Whether any of that actually happens will remain to be seen. However, there is a reason why legal authorities increasingly are turning to collective redress mechanisms.  In the 21st century, the global economy is complex, which in turn means that claims and claims processes necessarily will be complex, in many instances. Consumer products affect thousands or even millions of consumers. Company misconduct can affect thousands of investors, in multiple jurisdictions. The existence of collective redress mechanisms may be an arguably is a necessary consequence of the complex global economy in which we live. It may not be inevitable that the initiation of collective consumer redress mechanisms will lead to the development of collective redress alternatives in other contexts – but in my mind the further extension of the collective redress model is at least more likely.


And finally, without regard for what the European Commission’s collective redress proposal may portend for the future, the initiative has come in for criticism for what it is in and of itself.

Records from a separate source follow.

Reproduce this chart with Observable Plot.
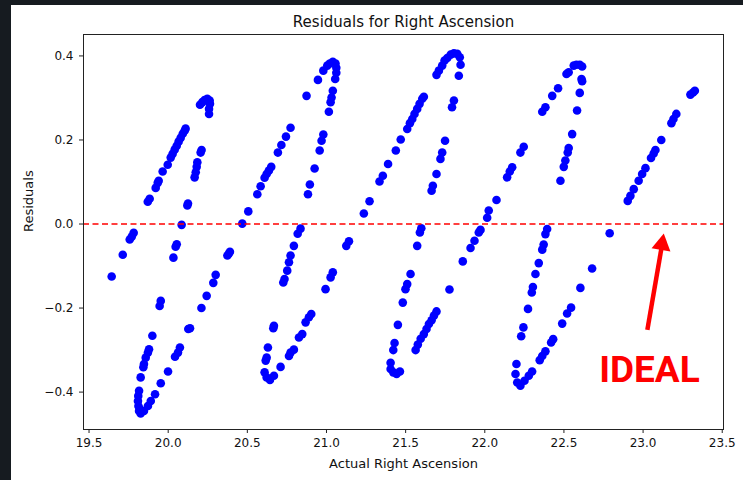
<!DOCTYPE html>
<html><head><meta charset="utf-8">
<script src="https://cdn.jsdelivr.net/npm/d3@7"></script>
<script src="https://cdn.jsdelivr.net/npm/@observablehq/plot@0.6"></script>
<style>
html,body{margin:0;padding:0;background:#161b20;width:743px;height:480px;overflow:hidden;}
#chart{position:absolute;left:11px;top:5px;width:732px;height:475px;background:#fff;}
#chart svg{display:block;}
</style></head><body><div id="chart"></div>
<script>
// Actual right ascension (x) and residuals (y)
const ra = [
  // rising branch, cycle 1
  19.643,19.713,19.757,19.770,19.782,19.871,19.883,19.921,19.934,19.940,19.965,19.997,20.016,20.028,20.041,20.054,20.066,20.079,20.092,20.104,20.110,20.201,20.216,20.230,20.247,20.262,20.264,20.258,20.258,
  // steep branch, cycle 1
  20.211,20.205,20.184,20.180,20.174,20.167,20.125,20.121,20.085,20.054,20.047,20.033,19.953,19.946,19.900,19.879,19.872,19.858,19.847,19.843,19.826,19.816,19.811,19.809,19.812,19.820,19.816,19.826,
  // rising branch 2
  19.847,19.872,19.890,19.917,19.953,19.999,20.043,20.062,20.074,20.127,20.138,20.210,20.243,20.285,20.300,20.374,20.384,20.390,20.468,20.506,20.563,20.584,20.609,20.622,20.636,20.651,20.693,20.715,20.744,20.773,
  // top + steep branch, cycle 2
  20.874,20.946,20.980,21.005,21.021,21.040,21.057,21.062,21.062,21.055,21.040,21.032,21.026,21.015,20.980,20.969,20.957,20.925,20.895,20.883,20.836,20.818,20.794,20.773,20.763,20.752,20.735,20.727,20.668,20.664,20.630,20.622,20.616,20.609,20.622,20.643,20.668,
  // rising branch 3
  20.710,20.763,20.773,20.794,20.826,20.847,20.868,20.889,20.904,20.994,21.026,21.040,21.125,21.142,21.236,21.272,21.335,21.356,21.389,21.438,21.469,21.510,21.527,21.542,21.556,21.573,21.588,21.605,21.615,21.695,21.710,21.731,21.746,21.763,21.784,21.805,21.826,21.842,21.847,21.836,
  // steep branch, cycle 3
  21.805,21.793,21.749,21.731,21.720,21.695,21.672,21.664,21.599,21.590,21.573,21.531,21.510,21.499,21.482,21.451,21.430,21.422,21.405,21.405,21.422,21.443,21.464,
  // rising branch 4
  21.563,21.577,21.595,21.615,21.632,21.647,21.664,21.679,21.695,21.777,21.861,21.910,21.935,21.962,21.973,22.015,22.025,22.074,22.141,22.158,22.173,22.225,22.246,22.363,22.383,22.426,22.463,22.516,22.530,22.562,22.579,22.600,22.615,22.611,22.615,
  // steep branch, cycle 4
  22.600,22.583,22.552,22.530,22.524,22.509,22.499,22.478,22.394,22.383,22.372,22.363,22.341,22.320,22.304,22.297,22.273,22.244,22.230,22.200,22.194,22.205,22.225,22.251,
  // rising branch 5
  22.278,22.299,22.347,22.363,22.383,22.419,22.432,22.489,22.520,22.545,22.604,22.678,22.789,22.903,22.920,22.941,22.972,22.994,23.015,23.050,23.067,23.078,23.115,23.179,23.192,23.210,23.299,23.316,23.327
];
const resid = [
  -0.125,-0.073,-0.037,-0.030,-0.021,0.053,0.060,0.086,0.098,0.103,0.125,0.141,0.158,0.167,0.177,0.186,0.196,0.205,0.215,0.222,0.227,0.284,0.290,0.295,0.298,0.294,0.286,0.274,0.262,
  0.176,0.170,0.147,0.136,0.123,0.111,0.049,0.044,-0.002,-0.048,-0.054,-0.080,-0.183,-0.195,-0.266,-0.298,-0.306,-0.318,-0.333,-0.341,-0.365,-0.397,-0.409,-0.421,-0.433,-0.440,-0.445,-0.451,
  -0.445,-0.433,-0.421,-0.405,-0.379,-0.351,-0.316,-0.306,-0.294,-0.250,-0.248,-0.200,-0.171,-0.140,-0.121,-0.075,-0.070,-0.066,0.001,0.030,0.071,0.090,0.110,0.119,0.127,0.136,0.170,0.188,0.208,0.229,
  0.305,0.343,0.365,0.377,0.382,0.386,0.382,0.372,0.360,0.345,0.317,0.301,0.290,0.267,0.213,0.198,0.175,0.132,0.094,0.071,-0.011,-0.023,-0.052,-0.075,-0.091,-0.111,-0.131,-0.139,-0.242,-0.248,-0.294,-0.318,-0.325,-0.353,-0.365,-0.371,-0.361,
  -0.340,-0.314,-0.306,-0.299,-0.270,-0.262,-0.234,-0.222,-0.214,-0.155,-0.127,-0.115,-0.052,-0.041,0.025,0.054,0.101,0.115,0.143,0.175,0.201,0.226,0.240,0.250,0.262,0.274,0.286,0.298,0.303,0.355,0.365,0.377,0.389,0.395,0.403,0.406,0.405,0.397,0.379,0.353,
  0.294,0.278,0.198,0.170,0.155,0.119,0.091,0.079,-0.010,-0.020,-0.052,-0.119,-0.143,-0.155,-0.187,-0.240,-0.283,-0.300,-0.330,-0.345,-0.353,-0.357,-0.351,
  -0.300,-0.287,-0.273,-0.262,-0.250,-0.238,-0.229,-0.218,-0.208,-0.156,-0.089,-0.057,-0.040,-0.020,-0.014,0.015,0.032,0.057,0.111,0.125,0.135,0.170,0.184,0.267,0.278,0.305,0.323,0.357,0.361,0.377,0.379,0.379,0.375,0.345,0.340,
  0.312,0.270,0.214,0.181,0.170,0.151,0.136,0.103,-0.012,-0.024,-0.049,-0.061,-0.093,-0.119,-0.150,-0.163,-0.202,-0.246,-0.267,-0.333,-0.357,-0.377,-0.385,-0.373,
  -0.361,-0.351,-0.324,-0.314,-0.303,-0.282,-0.274,-0.237,-0.213,-0.199,-0.152,-0.106,-0.022,0.055,0.067,0.083,0.103,0.119,0.133,0.157,0.168,0.176,0.200,0.240,0.250,0.262,0.308,0.313,0.317
];
const xTicks = [19.5, 20.0, 20.5, 21.0, 21.5, 22.0, 22.5, 23.0, 23.5];
const xTickLabels = ["19.5","20.0","20.5","21.0","21.5","22.0","22.5","23.0","23.5"];
const yTicks = [-0.4, -0.2, 0.0, 0.2, 0.4];
const yTickLabels = ["\u22120.4","\u22120.2","0.0","0.2","0.4"];
const xDomain = [19.465, 23.508];
const yDomain = [-0.489, 0.451];
const titleText = "Residuals for Right Ascension";
const xLabelText = "Actual Right Ascension";
const yLabelText = "Residuals";
const idealLevel = [0.0];
// annotation (data coordinates)
const noteText = ["IDEAL"];
const noteX = [23.040];
const noteY = [-0.348];
const arrowTail = {x: 23.027, y: -0.252};
const arrowShaftEnd = {x: 23.119, y: -0.051};
const arrowTip = {x: 23.131, y: -0.023};

const points = ra.map((x, i) => ({x, y: resid[i]}));
const notes = noteText.map((t, i) => ({t, x: noteX[i], y: noteY[i]}));

const chart = Plot.plot({
  width: 732, height: 475,
  marginLeft: 72, marginRight: 20, marginTop: 29, marginBottom: 51,
  style: {fontFamily: "DejaVu Sans", background: "white", color: "#111", overflow: "visible"},
  x: {domain: xDomain},
  y: {domain: yDomain},
  marks: [
    Plot.dot(points, {x: "x", y: "y", r: 4.3, fill: "#0000ff"}),
    Plot.ruleY(idealLevel, {stroke: "#ff0000", strokeWidth: 1.5, strokeDasharray: "6,3.5"}),
    Plot.frame({stroke: "#222", strokeWidth: 1}),
    Plot.axisX(xTicks, {tickSize: 4, tickPadding: 5, fontSize: 12, label: null, stroke: "#222",
      tickFormat: d => xTickLabels[xTicks.indexOf(d)]}),
    Plot.axisY(yTicks, {tickSize: 4, tickPadding: 6, fontSize: 12, label: null, stroke: "#222",
      tickFormat: d => yTickLabels[yTicks.indexOf(d)]}),
    Plot.text([titleText], {frameAnchor: "top", lineAnchor: "bottom", dy: -8, fontSize: 15, fill: "#111"}),
    Plot.text([xLabelText], {frameAnchor: "bottom", lineAnchor: "bottom", dy: 38, fontSize: 13, fill: "#111"}),
    Plot.text([yLabelText], {frameAnchor: "left", rotate: -90, dx: -55, fontSize: 13, fill: "#111"}),
    Plot.link([0], {x1: () => arrowTail.x, y1: () => arrowTail.y, x2: () => arrowShaftEnd.x, y2: () => arrowShaftEnd.y,
      stroke: "#ff0000", strokeWidth: 4.5}),
    Plot.dot([arrowTip], {x: "x", y: "y", symbol: "triangle", r: 7.1, fill: "#ff0000", stroke: "none",
      rotate: 9.7, dx: -1.9, dy: 10.8}),
    Plot.text(notes, {x: "x", y: "y", text: "t", fontFamily: "Roboto", fontWeight: "bold", fontSize: 37, fill: "#ff0000"})
  ]
});
document.getElementById("chart").appendChild(chart);
</script>
</body></html>
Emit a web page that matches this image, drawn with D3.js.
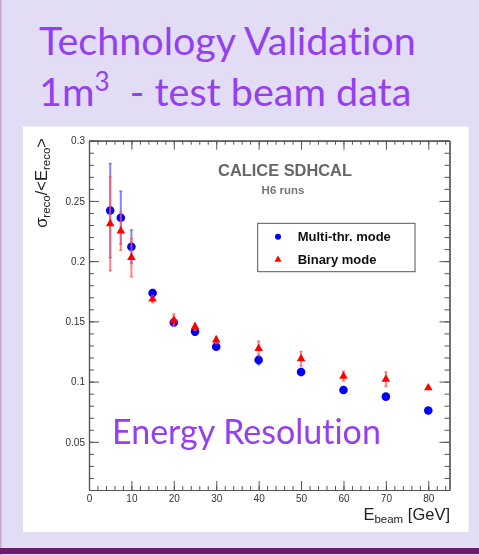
<!DOCTYPE html>
<html>
<head>
<meta charset="utf-8">
<script src="https://cdn.jsdelivr.net/npm/d3@7"></script>
<style>
  html, body { margin: 0; padding: 0; background: #e2dcf4; }
  svg { display: block; }
  .slide-text { font-variant-ligatures: none; font-feature-settings: "liga" 0, "clig" 0; }
</style>
</head>
<body>
<svg id="chart" width="479" height="555"></svg>
<script>
// Beam energies (GeV) and the measured relative energy resolution
const energies  = [5, 7.5, 10, 15, 20, 25, 30, 40, 50, 60, 70, 80];
const multiRes  = [0.242, 0.236, 0.212, 0.1735, 0.149, 0.1415, 0.129, 0.118, 0.108, 0.093, 0.0875, 0.076];
const multiErr  = [0.039, 0.022, 0.014, 0.003, 0.003, 0.003, 0.002, 0.004, 0.003, 0.002, 0.002, 0.002];
const binaryRes = [0.231, 0.225, 0.203, 0.1685, 0.151, 0.1455, 0.1345, 0.1275, 0.119, 0.1045, 0.102, 0.0948];
const binaryErr = [0.039, 0.016, 0.016, 0.003, 0.005, 0.003, 0.003, 0.006, 0.006, 0.004, 0.006, 0.001];

const xMajorTicks = [0, 10, 20, 30, 40, 50, 60, 70, 80];
const yMajorTicks = [0.05, 0.1, 0.15, 0.2, 0.25, 0.3];
const yTickLabels = ["0.05", "0.1", "0.15", "0.2", "0.25", "0.3"];
const seriesNames = ["Multi-thr. mode", "Binary mode"];

const svg = d3.select("#chart");
const W = 479, H = 555;

// slide background
svg.append("rect").attr("width", W).attr("height", H).attr("fill", "#e2dcf4");
svg.append("rect").attr("x", 0).attr("y", 0).attr("width", 1.5).attr("height", H).attr("fill", "#c3a8d8");
svg.append("rect").attr("x", 0).attr("y", 548).attr("width", W).attr("height", 6).attr("fill", "#6b1c6c");

// title
const purple = "#9440f0";
const title = svg.append("g")
  .attr("class", "slide-text")
  .attr("font-family", "Lato, 'Open Sans', sans-serif")
  .attr("fill", purple);
title.append("text").attr("x", 39).attr("y", 55).attr("font-size", 39.5)
  .text("Technology Validation");
const t2 = title.append("text").attr("x", 39).attr("y", 106).attr("font-size", 39.5);
t2.append("tspan").text("1m");
t2.append("tspan").attr("font-size", 26).attr("dy", -15).text("3");
t2.append("tspan").attr("dy", 15).text("\u00a0 - test beam data");

// plot panel
svg.append("rect").attr("x", 23).attr("y", 126.5).attr("width", 445.5).attr("height", 405.5).attr("fill", "#ffffff");

const defs = svg.append("defs");
defs.append("filter").attr("id", "soft").attr("x", "-5%").attr("y", "-5%").attr("width", "110%").attr("height", "110%")
  .append("feGaussianBlur").attr("stdDeviation", 0.45);

const plot = svg.append("g").attr("filter", "url(#soft)");

const x = d3.scaleLinear().domain([0, 85]).range([89, 449.5]);
const y = d3.scaleLinear().domain([0.01, 0.3]).range([490, 140.7]);

const axisColor = "#555";
const font = "'Liberation Sans', Arial, Helvetica, sans-serif";

const xMinor = d3.range(0, 85, 2);
const yMinor = d3.range(0.01, 0.3001, 0.01);

function styleAxis(g) {
  g.selectAll("path").attr("stroke", axisColor).attr("stroke-width", 1.2);
  g.selectAll("line").attr("stroke", axisColor).attr("stroke-width", 1);
  g.selectAll("text").attr("fill", "#333").attr("font-family", font).attr("font-size", 10);
}

// bottom axis
plot.append("g").attr("transform", `translate(0,${y.range()[0]})`)
  .call(d3.axisBottom(x).tickValues(xMinor).tickSizeInner(-4).tickSizeOuter(0).tickFormat(""))
  .call(styleAxis);
plot.append("g").attr("transform", `translate(0,${y.range()[0]})`)
  .call(d3.axisBottom(x).tickValues(xMajorTicks).tickSizeInner(-9).tickSizeOuter(0).tickPadding(4.5).tickFormat(d3.format("d")))
  .call(styleAxis);
// top axis
plot.append("g").attr("transform", `translate(0,${y.range()[1]})`)
  .call(d3.axisTop(x).tickValues(xMinor).tickSizeInner(-4).tickSizeOuter(0).tickFormat(""))
  .call(styleAxis);
plot.append("g").attr("transform", `translate(0,${y.range()[1]})`)
  .call(d3.axisTop(x).tickValues(xMajorTicks).tickSizeInner(-9).tickSizeOuter(0).tickFormat(""))
  .call(styleAxis);
// left axis
plot.append("g").attr("transform", `translate(${x.range()[0]},0)`)
  .call(d3.axisLeft(y).tickValues(yMinor).tickSizeInner(-5).tickSizeOuter(0).tickFormat(""))
  .call(styleAxis);
plot.append("g").attr("transform", `translate(${x.range()[0]},0)`)
  .call(d3.axisLeft(y).tickValues(yMajorTicks).tickSizeInner(-10).tickSizeOuter(0).tickPadding(4)
    .tickFormat((d, i) => yTickLabels[i]))
  .call(styleAxis);
// right axis
plot.append("g").attr("transform", `translate(${x.range()[1]},0)`)
  .call(d3.axisRight(y).tickValues(yMinor).tickSizeInner(-5).tickSizeOuter(0).tickFormat(""))
  .call(styleAxis);
plot.append("g").attr("transform", `translate(${x.range()[1]},0)`)
  .call(d3.axisRight(y).tickValues(yMajorTicks).tickSizeInner(-10).tickSizeOuter(0).tickFormat(""))
  .call(styleAxis);

// axis titles
const yTitle = plot.append("text")
  .attr("transform", "translate(47,138) rotate(-90)")
  .attr("text-anchor", "end")
  .attr("font-family", font).attr("font-size", 16.5).attr("fill", "#222");
yTitle.append("tspan").text("\u03c3");
yTitle.append("tspan").attr("font-size", 11.5).attr("dy", 3).text("reco");
yTitle.append("tspan").attr("dy", -3).text("/<E");
yTitle.append("tspan").attr("font-size", 11.5).attr("dy", 3).text("reco");
yTitle.append("tspan").attr("dy", -3).text(">");

const xTitle = plot.append("text")
  .attr("x", 450).attr("y", 520)
  .attr("text-anchor", "end")
  .attr("font-family", font).attr("font-size", 16.5).attr("fill", "#222");
xTitle.append("tspan").text("E");
xTitle.append("tspan").attr("font-size", 11.5).attr("dy", 3).text("beam");
xTitle.append("tspan").attr("dy", -3).text(" [GeV]");

// labels inside the frame
plot.append("text").attr("x", 285).attr("y", 176).attr("text-anchor", "middle")
  .attr("font-family", font).attr("font-weight", "bold").attr("font-size", 16.4).attr("fill", "#666")
  .text("CALICE SDHCAL");
plot.append("text").attr("x", 283).attr("y", 194).attr("text-anchor", "middle")
  .attr("font-family", font).attr("font-weight", "bold").attr("font-size", 11.5).attr("fill", "#777")
  .text("H6 runs");

// data series
const series = [
  { name: seriesNames[0], res: multiRes, err: multiErr, color: "#0000ff", bar: "#5a5aff", shape: "circle" },
  { name: seriesNames[1], res: binaryRes, err: binaryErr, color: "#ff0000", bar: "#ff5a5a", shape: "triangle" }
];

const tri = d3.symbol().type(d3.symbolTriangle);

series.forEach(s => {
  const pts = energies.map((e, i) => ({ e, v: s.res[i], err: s.err[i] }));
  const g = plot.append("g");
  g.selectAll("line.err").data(pts).enter().append("line")
    .attr("class", "err")
    .attr("x1", d => x(d.e)).attr("x2", d => x(d.e))
    .attr("y1", d => y(d.v + d.err)).attr("y2", d => y(d.v - d.err))
    .attr("stroke", s.bar).attr("stroke-width", 2).attr("opacity", 0.75);
  g.selectAll("line.cap").data(pts.flatMap(d => [{ e: d.e, v: d.v + d.err }, { e: d.e, v: d.v - d.err }]))
    .enter().append("line").attr("class", "cap")
    .attr("x1", d => x(d.e) - 1.5).attr("x2", d => x(d.e) + 1.5)
    .attr("y1", d => y(d.v)).attr("y2", d => y(d.v))
    .attr("stroke", s.bar).attr("stroke-width", 1.5).attr("opacity", 0.75);
  if (s.shape === "circle") {
    g.selectAll("circle").data(pts).enter().append("circle")
      .attr("cx", d => x(d.e)).attr("cy", d => y(d.v)).attr("r", 4.3)
      .attr("fill", s.color);
  } else {
    g.selectAll("path.mk").data(pts).enter().append("path").attr("class", "mk")
      .attr("d", tri.size(32))
      .attr("transform", d => `translate(${x(d.e)},${y(d.v)})`)
      .attr("fill", s.color);
  }
});

// legend
const leg = plot.append("g");
leg.append("rect").attr("x", 257.7).attr("y", 223.3).attr("width", 157.3).attr("height", 48.4)
  .attr("fill", "#fff").attr("stroke", "#555").attr("stroke-width", 1);
series.forEach((s, i) => {
  const cy = 236.7 + i * 23;
  if (s.shape === "circle") {
    leg.append("circle").attr("cx", 278).attr("cy", cy).attr("r", 3).attr("fill", s.color);
  } else {
    leg.append("path").attr("d", d3.symbol().type(d3.symbolTriangle).size(22)())
      .attr("transform", `translate(278,${cy})`).attr("fill", s.color);
  }
  leg.append("text").attr("x", 297.7).attr("y", cy + 4.5)
    .attr("font-family", font).attr("font-weight", "bold").attr("font-size", 13).attr("fill", "#111")
    .text(s.name);
});

// overlay caption
svg.append("text").attr("class", "slide-text").attr("x", 112).attr("y", 444)
  .attr("font-family", "Lato, 'Open Sans', sans-serif").attr("font-size", 34).attr("fill", purple)
  .text("Energy Resolution");
</script>
</body>
</html>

On April 11, 2018, the U.S. Chamber’s Institute for Legal Reform issued a statement warning that the Commission’s proposal could make the EU a “major global hub for abusive litigation” and said that the proposal “may result in a system that is as bad or worse than in the U.S.”  The proposal, the group said, could allow lawsuits by “undefined groups of consumers” without sufficient safeguards, and could risk “forum shopping” as claimants are drawn to countries most permissive laws. The proposal could also encourage redundant lawsuits as consumers file multiple claims in different jurisdictions over the same injury.